- The Cotton Bowl in Dallas, Texas, hosted the Cotton Bowl Classic.
- Date: January 1, 1991
- Season: 1990
- Stadium: Cotton Bowl
- Location: Dallas, Texas
- MVP: Craig Erickson, QB, Miami (FL) Russell Maryland, DT, Miami (FL)
- Referee: Jimmy Harper (SEC)
- Attendance: 73,521

United States TV coverage
- Network: CBS
- Announcers: Jim Nantz (play-by-play), Tim Brant (color), Andrea Joyce (host), Mike Francesa (host), John Dockery (sideline)

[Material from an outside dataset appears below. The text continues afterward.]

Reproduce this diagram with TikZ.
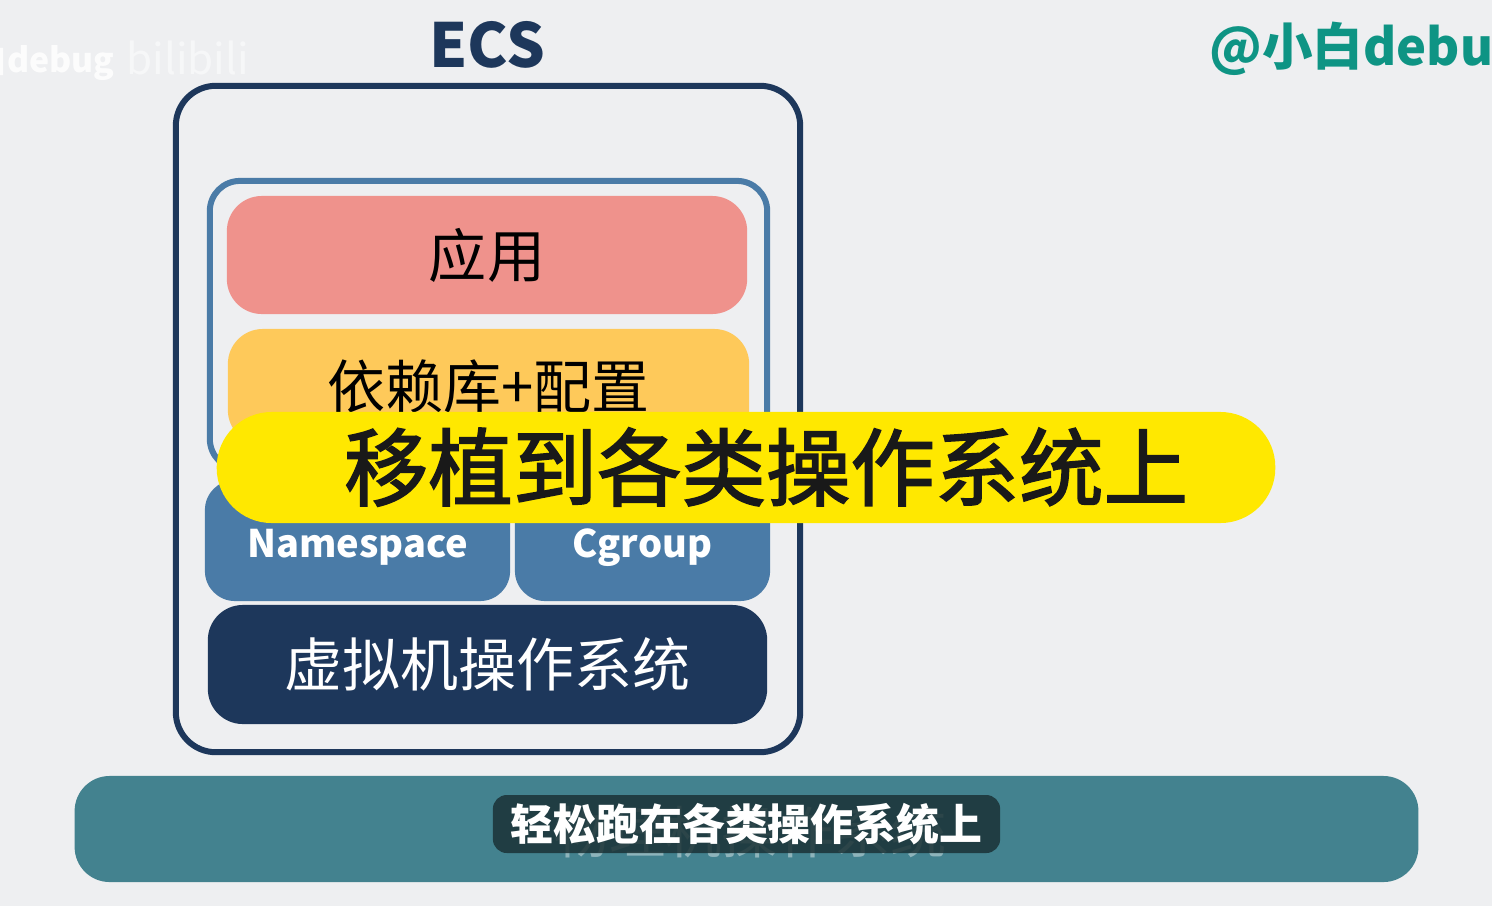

= 1991 Cotton Bowl Classic =

The 1991 Mobil Cotton Bowl Classic was a post-season college football game played on January 1, 1991. It pitted the #3 Texas Longhorns, champions of the Southwest Conference, against the independent #4 Miami Hurricanes.

==Team backgrounds==
Miami entered the game having only lost to BYU and Notre Dame. Texas had stunned Penn State on the road 17-13 to open its season, then lost at home to Colorado 29-22 before winning nine straight games, including wins over then #4 Oklahoma and then #3 Houston to win the Southwest Conference championship.

==Game summary==

Miami led 19-3 at halftime, but put the game out of reach with two touchdowns within five minutes in the third quarter. The Hurricanes also set Cotton Bowl and school records for most penalties (15) and most penalty yards (202) in a single game, many of which were for unsportsmanlike conduct. Partly as a result of controversy from this game, the NCAA instituted a new rule stipulating that excessive celebration would be a 15-yard penalty. In the pre-Internet era, many established newspaper reporters castigated the Hurricanes' players and coaches for Miami's actions, with some reporters demanding that coach Dennis Erickson be suspended or fired and that the game result be vacated and the win given to Texas. These calls were ignored.

==Aftermath==

The next season, Miami claimed the AP Poll National Championship by going 12-0, ending with a 22-0 victory over Nebraska in the Orange Bowl.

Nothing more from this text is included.